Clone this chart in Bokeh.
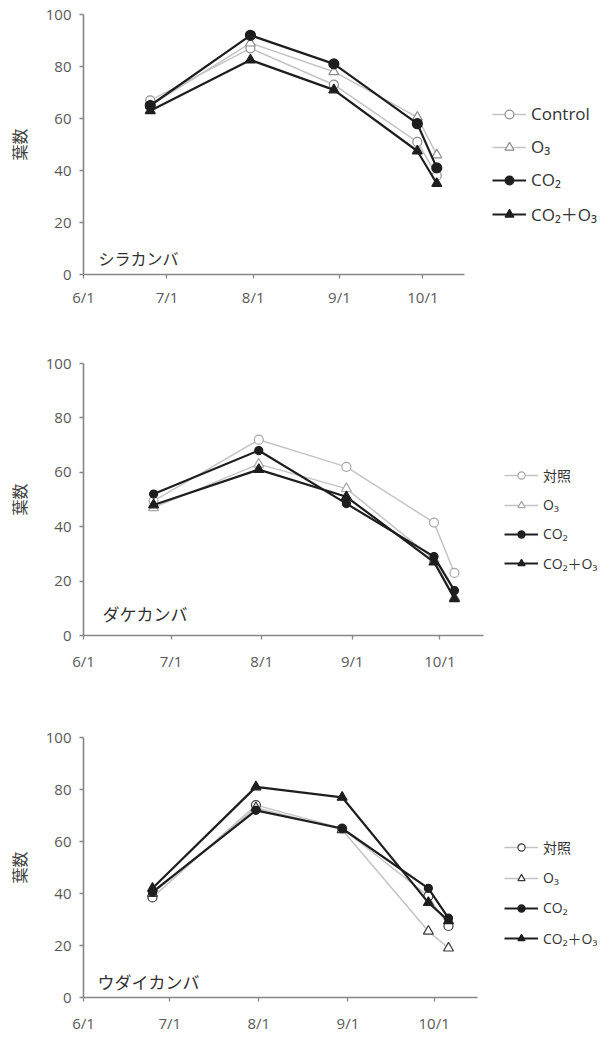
from datetime import date
from bokeh.plotting import figure
from bokeh.layouts import column
from bokeh.models import Range1d, FixedTicker, Legend, LegendItem, Label
from bokeh.embed import file_html
from bokeh.resources import INLINE

# ---------------- data ----------------
tick_dates = ["6/1", "7/1", "8/1", "9/1", "10/1"]
sample_dates = ["6/25", "7/31", "8/30", "9/29", "10/6"]
y_ticks = [0, 20, 40, 60, 80, 100]
y_label = "葉数"

labels_en = ["Control", "O₃", "CO₂", "CO₂＋O₃"]
labels_ja = ["対照", "O₃", "CO₂", "CO₂＋O₃"]

# シラカンバ
shira_control = [67, 87, 73, 51, 38]
shira_o3 = [65, 89, 78, 60.5, 46]
shira_co2 = [65, 92, 81, 58, 41]
shira_co2o3 = [63, 82.5, 71, 47.5, 35]

# ダケカンバ
dake_control = [49.5, 72, 62, 41.5, 23]
dake_o3 = [47, 63, 54, 28, 14]
dake_co2 = [52, 68, 48.5, 29, 16.5]
dake_co2o3 = [48, 61, 51, 27, 13.5]

# ウダイカンバ
udai_control = [38.5, 74, 65, 39, 27.5]
udai_o3 = [40, 73, 64.5, 25.5, 19]
udai_co2 = [40.5, 72, 65, 42, 30.5]
udai_co2o3 = [42, 81, 77, 36.5, 29.5]


def day(s):
    m, d = map(int, s.split("/"))
    return (date(2010, m, d) - date(2010, 6, 1)).days


tick_x = [day(s) for s in tick_dates]
sample_x = [day(s) for s in sample_dates]

NUM_FONT = "'Open Sans', 'Noto Sans CJK JP', sans-serif"
JP_FONT = "'Noto Sans CJK JP', sans-serif"
LIGHT = "#c4c4c4"
DARK = "#1e1e1e"
AXIS = "#868686"

FIG_W = 613


def make_panel(name, series, labels, g):
    frame_w = FIG_W - g["left"]
    x_end = frame_w / g["px_per_day"]
    p = figure(width=FIG_W, height=g["height"], output_backend="svg",
               toolbar_location=None, x_range=Range1d(0, x_end),
               y_range=Range1d(0, 100),
               min_border_left=g["left"], min_border_right=0,
               min_border_top=g["top"], min_border_bottom=g["bottom"])
    p.outline_line_color = None
    p.grid.visible = False
    p.background_fill_color = "white"

    xa = p.xaxis[0]
    xa.ticker = FixedTicker(ticks=tick_x)
    xa.major_label_overrides = {t: s for t, s in zip(tick_x, tick_dates)}
    xa.bounds = (0, 137)
    ya = p.yaxis[0]
    ya.ticker = FixedTicker(ticks=y_ticks)
    ya.bounds = (0, 100)
    for ax in (xa, ya):
        ax.axis_line_color = AXIS
        ax.axis_line_width = 1.6
        ax.major_tick_line_color = AXIS
        ax.major_tick_line_width = 1.3
        ax.major_tick_out = 4
        ax.major_tick_in = 0
        ax.minor_tick_line_color = None
        ax.major_label_text_font = NUM_FONT
        ax.major_label_text_font_size = "15px"
        ax.major_label_text_color = "#595959"
    xa.major_label_standoff = g["xstand"]
    ya.major_label_standoff = 8
    ya.axis_label = y_label
    ya.axis_label_text_font = JP_FONT
    ya.axis_label_text_font_style = "normal"
    ya.axis_label_text_font_size = "16px"
    ya.axis_label_text_color = "#404040"
    ya.axis_label_standoff = 12

    control, o3, co2, co2o3 = series
    lmk = g["light_mk"]
    styles = [
        (control, "circle", "white", lmk, LIGHT, 1.5, 9),
        (o3, "triangle", "white", lmk, LIGHT, 1.5, 10),
        (co2, "circle", DARK, DARK, DARK, 2.2, g["co2_size"]),
        (co2o3, "triangle", DARK, DARK, DARK, 2.2, 10),
    ]
    items = []
    for (vals, mk, fill, mline, lcol, lw, sz), lab in zip(styles, labels):
        lr = p.line(sample_x, vals, line_color=lcol, line_width=lw)
        sr = p.scatter(sample_x, vals, marker=mk, size=sz, fill_color=fill,
                       line_color=mline, line_width=1.2)
        items.append(LegendItem(label=lab, renderers=[lr, sr]))

    leg = Legend(items=items, location=g["leg_loc"], orientation="vertical",
                 padding=0, margin=0, border_line_color=None,
                 background_fill_alpha=0, glyph_width=34,
                 glyph_height=g["gh"], label_height=g["gh"],
                 spacing=g["sp"], label_standoff=5,
                 label_text_font=NUM_FONT,
                 label_text_font_size=g["leg_fs"],
                 label_text_color="#333333")
    p.add_layout(leg)

    p.add_layout(Label(x=g["name_xy"][0], y=g["name_xy"][1],
                       x_units="screen", y_units="screen", text=name,
                       text_font=JP_FONT, text_font_size=g["name_fs"],
                       text_color="#303030", text_baseline="middle"))
    return p


g1 = dict(height=318, top=14, bottom=44, left=82, px_per_day=2.787, xstand=8,
          leg_loc=(409, 48), gh=22, sp=10, leg_fs="17px", name_xy=(15, 17),
          name_fs="16px", light_mk="#8c8c8c", co2_size=10)
g2 = dict(height=357, top=45, bottom=40, left=79, px_per_day=2.943, xstand=11,
          leg_loc=(421, 62), gh=18, sp=10, leg_fs="14px", name_xy=(19, 22),
          name_fs="17px", light_mk="#a6a6a6", co2_size=8)
g3 = dict(height=360, top=62, bottom=34, left=83, px_per_day=2.874, xstand=11,
          leg_loc=(421, 49), gh=18, sp=11, leg_fs="14px", name_xy=(14, 16),
          name_fs="17px", light_mk="#3a3a3a", co2_size=8)

p1 = make_panel("シラカンバ", [shira_control, shira_o3, shira_co2, shira_co2o3],
                labels_en, g1)
p2 = make_panel("ダケカンバ", [dake_control, dake_o3, dake_co2, dake_co2o3],
                labels_ja, g2)
p3 = make_panel("ウダイカンバ", [udai_control, udai_o3, udai_co2, udai_co2o3],
                labels_ja, g3)

layout = column(p1, p2, p3, spacing=0)
open("out.html", "w").write(file_html(layout, INLINE))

→ **Problem to work on**
Write down every line from the opening of the listing to the line with "dake_co2o3 = [48, 61, 51, 27, 13.5]", both included, and nothing else; the pictures are omitted.

→ **Exercise response**
Clone this chart in Bokeh.
from datetime import date
from bokeh.plotting import figure
from bokeh.layouts import column
from bokeh.models import Range1d, FixedTicker, Legend, LegendItem, Label
from bokeh.embed import file_html
from bokeh.resources import INLINE

# ---------------- data ----------------
tick_dates = ["6/1", "7/1", "8/1", "9/1", "10/1"]
sample_dates = ["6/25", "7/31", "8/30", "9/29", "10/6"]
y_ticks = [0, 20, 40, 60, 80, 100]
y_label = "葉数"

labels_en = ["Control", "O₃", "CO₂", "CO₂＋O₃"]
labels_ja = ["対照", "O₃", "CO₂", "CO₂＋O₃"]

# シラカンバ
shira_control = [67, 87, 73, 51, 38]
shira_o3 = [65, 89, 78, 60.5, 46]
shira_co2 = [65, 92, 81, 58, 41]
shira_co2o3 = [63, 82.5, 71, 47.5, 35]

# ダケカンバ
dake_control = [49.5, 72, 62, 41.5, 23]
dake_o3 = [47, 63, 54, 28, 14]
dake_co2 = [52, 68, 48.5, 29, 16.5]
dake_co2o3 = [48, 61, 51, 27, 13.5]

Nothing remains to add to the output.